Hendricken’s eyes on nothing but a finals berth

GERALDINE HENDRICKEN, Ireland’s athletic sensation of the season, will go into action this morning in the women’s 1,500m heats, which have an automatic place in Sunday’s final as the prize for the first three.

Hendricken’s eyes on nothing but a finals berth

There they will be joined by the three fastest losers.

Yesterday, the 32-year-old Carlow athlete was not contemplating anything other than a berth in what promises to be an exciting final involving reigning world champion Gabriela Szabo.

Szabo opted for the 1,500m and deprived fans of another head-to-head with Ireland’s Sonia O’Sullivan in tomorrow’s 5,000m final.

For Hendricken, this will be the opportunity of a lifetime and a chance to atone for 1994 when she joined O’Sullivan and Providence College team-mate Anita Philpott in the 3,000m.

O’Sullivan went on to make history by becoming the first Irish woman to win a gold medal at a major track and field championship, with Philpott also making the final.

Hendricken’s hopes were dashed long before she set out for Helsinki, however. She had run nine minutes for 3,000m and 4:14 for 1,500m inside 48 hours in Montreal and came back full of ambition and hope.

But she fell ill and was a shadow of herself at the national championships.

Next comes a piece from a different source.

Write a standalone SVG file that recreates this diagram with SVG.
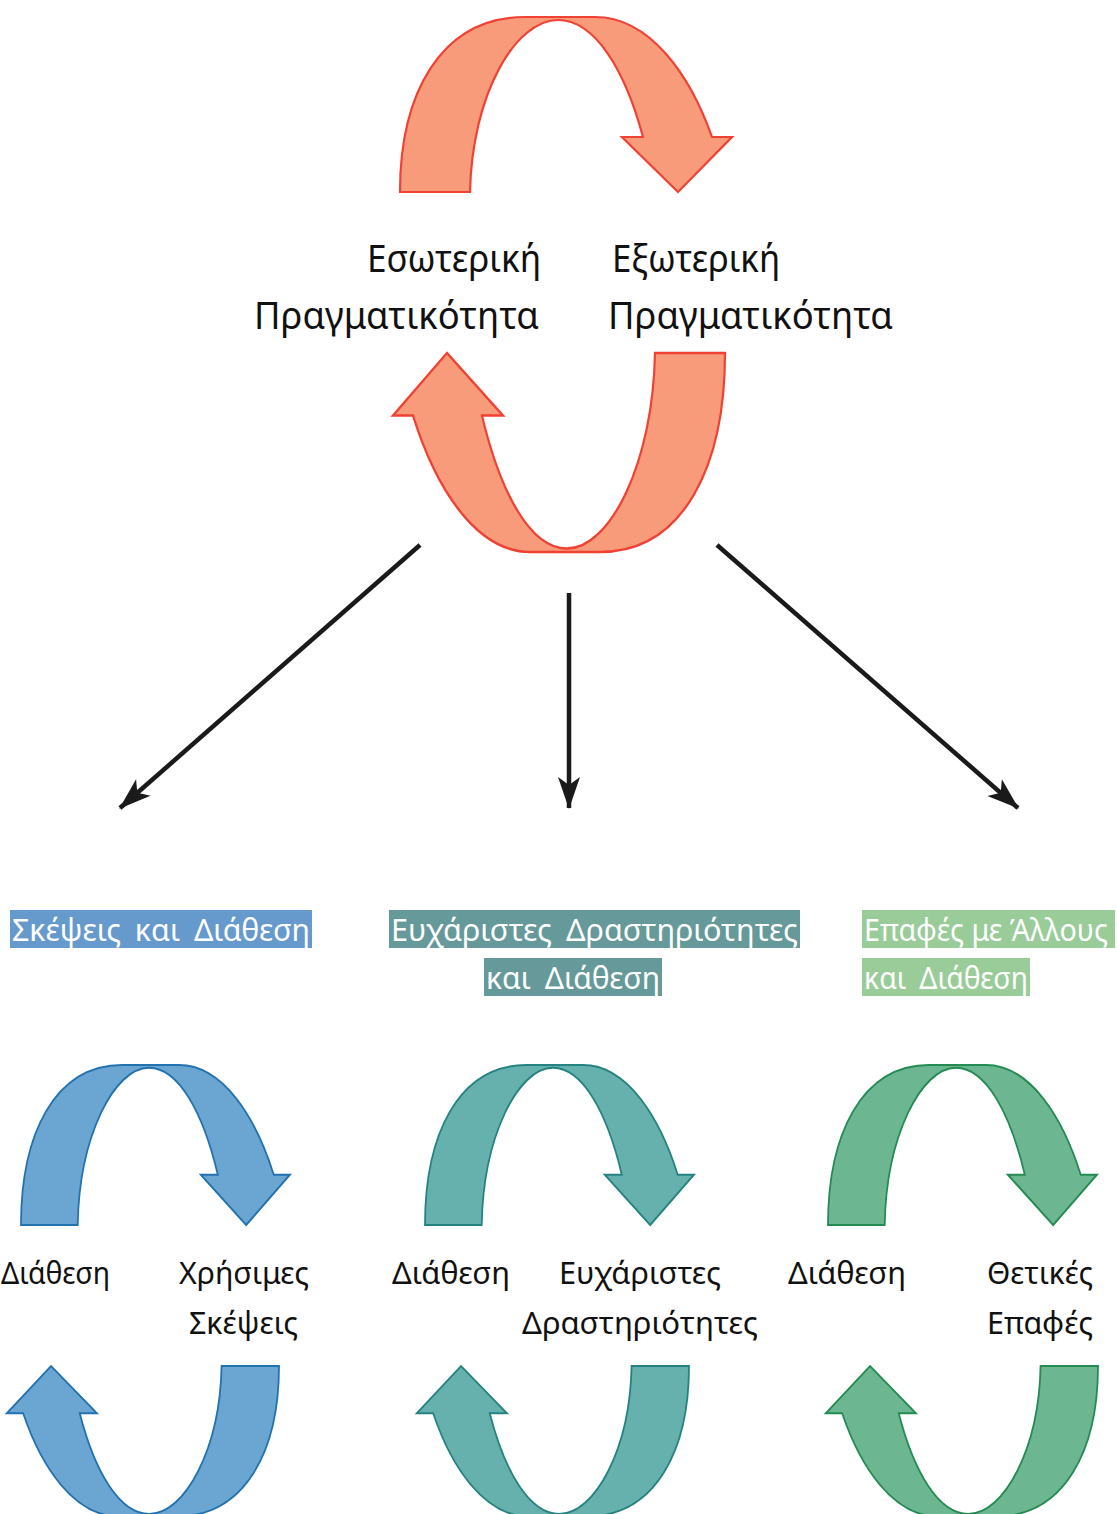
<svg xmlns="http://www.w3.org/2000/svg" width="1117" height="1514" viewBox="0 0 1117 1514">
<style>
  .lbl{font-family:"Noto Sans","DejaVu Sans",sans-serif;fill:#111;}
  .big{font-size:38px;}
  .sm{font-size:30px;}
  .tag{font-family:"Noto Sans","DejaVu Sans",sans-serif;font-size:30px;fill:#fff;}
  .arr{stroke-width:2.2;vector-effect:non-scaling-stroke;stroke-linejoin:miter;}
  .red{fill:#F89B7B;stroke:#EF4234;}
  .blue{fill:#6BA6D2;stroke:#2272B0;}
  .teal{fill:#66B1AE;stroke:#25837F;}
  .green{fill:#6DB692;stroke:#248B52;}
  .conn{stroke:#1a1a1a;stroke-width:4.5;fill:none;}
</style>
<defs>
  <path id="cyc" d="M400,192 C400,95 440,17 525,17 L595,17 C650,17 690,75 712,137 L732,137 L678,192 L622,137 L643,137 C625,70 595,20 558,20 C515,20 472,95 470,192 Z"/>
  <marker id="ah" viewBox="-32 -12 34 24" refX="0" refY="0" markerWidth="34" markerHeight="24" markerUnits="userSpaceOnUse" orient="auto">
    <path d="M1,0 L-31,-11 L-23,0 L-31,11 Z" fill="#1a1a1a"/>
  </marker>
</defs>
<rect width="1117" height="1514" fill="#fff"/>

<g id="main-cycle">
  <use href="#cyc" class="arr red"/>
  <use href="#cyc" class="arr red" transform="matrix(-1 0 0 -1.137 1125 571.3)"/>
  <text class="lbl big" x="367" y="272" textLength="174" lengthAdjust="spacingAndGlyphs">Εσωτερική</text>
  <text class="lbl big" x="612" y="272" textLength="168" lengthAdjust="spacingAndGlyphs">Εξωτερική</text>
  <text class="lbl big" x="254" y="329" textLength="285" lengthAdjust="spacingAndGlyphs">Πραγματικότητα</text>
  <text class="lbl big" x="608" y="329" textLength="285" lengthAdjust="spacingAndGlyphs">Πραγματικότητα</text>
</g>

<g id="connectors">
  <line class="conn" x1="420" y1="545" x2="120" y2="808" marker-end="url(#ah)"/>
  <line class="conn" x1="569" y1="593" x2="569" y2="808" marker-end="url(#ah)"/>
  <line class="conn" x1="717" y1="545" x2="1018" y2="808" marker-end="url(#ah)"/>
</g>

<g id="tag-thoughts">
  <rect x="10" y="910" width="302" height="38" fill="#6699CC"/>
  <text class="tag" x="12" y="941" textLength="298" lengthAdjust="spacingAndGlyphs" word-spacing="6">Σκέψεις και Διάθεση</text>
</g>
<g id="tag-activities">
  <rect x="389" y="910" width="411" height="38" fill="#669999"/>
  <text class="tag" x="391" y="941" textLength="407" lengthAdjust="spacingAndGlyphs" word-spacing="6">Ευχάριστες Δραστηριότητες</text>
  <rect x="484" y="958" width="178" height="38" fill="#669999"/>
  <text class="tag" x="486" y="989" textLength="174" lengthAdjust="spacingAndGlyphs" word-spacing="6">και Διάθεση</text>
</g>
<g id="tag-contacts">
  <rect x="862" y="910" width="253" height="38" fill="#99CC99"/>
  <text class="tag" x="864" y="941" textLength="244" lengthAdjust="spacingAndGlyphs">Επαφές με Άλλους</text>
  <rect x="862" y="958" width="168" height="38" fill="#99CC99"/>
  <text class="tag" x="864" y="989" textLength="164" lengthAdjust="spacingAndGlyphs" word-spacing="6">και Διάθεση</text>
</g>

<g id="cycle-thoughts">
  <use href="#cyc" class="arr blue" transform="matrix(0.81 0 0 0.914 -303 1049.5)"/>
  <use href="#cyc" class="arr blue" transform="matrix(-0.82 0 0 -0.86 607 1531.1)"/>
  <text class="lbl sm" x="1" y="1284" textLength="109" lengthAdjust="spacingAndGlyphs">Διάθεση</text>
  <text class="lbl sm" x="179" y="1284" textLength="130" lengthAdjust="spacingAndGlyphs">Χρήσιμες</text>
  <text class="lbl sm" x="189" y="1334" textLength="109" lengthAdjust="spacingAndGlyphs">Σκέψεις</text>
</g>

<g id="cycle-activities">
  <use href="#cyc" class="arr teal" transform="matrix(0.81 0 0 0.914 101 1049.5)"/>
  <use href="#cyc" class="arr teal" transform="matrix(-0.82 0 0 -0.86 1017 1531.1)"/>
  <text class="lbl sm" x="392" y="1284" textLength="118" lengthAdjust="spacingAndGlyphs">Διάθεση</text>
  <text class="lbl sm" x="559" y="1284" textLength="162" lengthAdjust="spacingAndGlyphs">Ευχάριστες</text>
  <text class="lbl sm" x="522" y="1334" textLength="236" lengthAdjust="spacingAndGlyphs">Δραστηριότητες</text>
</g>

<g id="cycle-contacts">
  <use href="#cyc" class="arr green" transform="matrix(0.81 0 0 0.914 504 1049.5)"/>
  <use href="#cyc" class="arr green" transform="matrix(-0.82 0 0 -0.86 1426 1531.1)"/>
  <text class="lbl sm" x="788" y="1284" textLength="118" lengthAdjust="spacingAndGlyphs">Διάθεση</text>
  <text class="lbl sm" x="987" y="1284" textLength="106" lengthAdjust="spacingAndGlyphs">Θετικές</text>
  <text class="lbl sm" x="987" y="1334" textLength="106" lengthAdjust="spacingAndGlyphs">Επαφές</text>
</g>
</svg>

“I had not recovered in time to be ready for the Europeans and I finished 13th in my heat and did not make the final,” Hendricken recalled.

“I was very disappointed with that and worried that people might look on me as a choker, which I am not,” she said.

On her return to Ireland, Hendricken completed her masters at Trinity College and now teaches, breeds sport horses, breaks them and sells them.

But she has always kept close to the top flight in athletics to be considered for international selection.

Yet it was not until this year that she blossomed at 1,500m, a distance she had not properly explored, although she was part of the Providence College team that once held the world record for the 4 x 1,500m relay.

“I always considered myself as a 3,000m runner,” said the seven time All-American.

“It was only this year that I began to concentrate on the 1,500m.”

She had a new best for 800m before a breakthrough in the 1,500m, becoming the second-fastest Irish woman, behind O’Sullivan, with a 4:03.18 run in the Golden League meeting in Monaco.

If Hendricken can reproduce that form here, she will go close to a medal on Sunday. She goes in Heat 2 this morning as the second-fastest athlete in the field behind Helen Pattinson, of Great Britain, who has a best time of 4:01.10. Suregya Ayhan, of Turkey, has a best of 4:03.02, while German Kathleen Friedrich, has a personal best of 4:04.00.

“I am in really good form right now,” Hendricken said, pointing out that she had recovered from a calf muscle injury that kept her out of the national championships.

“And running in the Golden League meetings has shown me that I can be right up there with the girls I have been watching on television.”

Maria Lynch, Ireland’s other representative in the women’s 1,500m, will join Szabo in the third heat. Szabo, who won the 1,500m but finished down the field in the 5,000m when she attempted to double up at the world championships last year, looks unbeatable going into this race.

She has a best of 3:56.97 from Monaco four years ago, a silver medal from the 1996 Olympics when she doubled up, and bronze from Sydney, where she won the 5,000m title.

Alesya Turova from Belarus, who leads the European rankings for the year with 4:01.01 from Monaco, is also in this heat, along with 1997 world champion Carla Sacramento, who has run 3:57.71, and Hayley Tullett, of Great Britain.

This the heat that could produce the fast times and Lynch, a brave runner, will almost certainly improve on the 4:10.65 that brought her here.

The Dubliner was a silver medallist at the European Youth Olympics in 1995 but her career has been punctuated by injury.

Peter Coghlan was impressive in winning his sixth national 110m hurdles title last month and looks to be approaching his best form. He will be fancied to qualify for tomorrow’s schedule when he goes in the fourth heat of the men’s 110m hurdles this morning.

National record-holder at 13.30, Coghlan ran 13.52 when he won in Lisbon in May. However, his object today will be qualification.

He will be joined in this morning’s heat by European leader Stanislavs Olijars, of Latvia, who ran a personal best of 13.15 in Pretoria last April.

Tony Jarrett is also in the field, and he goes in with the same seasonal best time as Coghlan, 13.52, from Birmingham a month ago.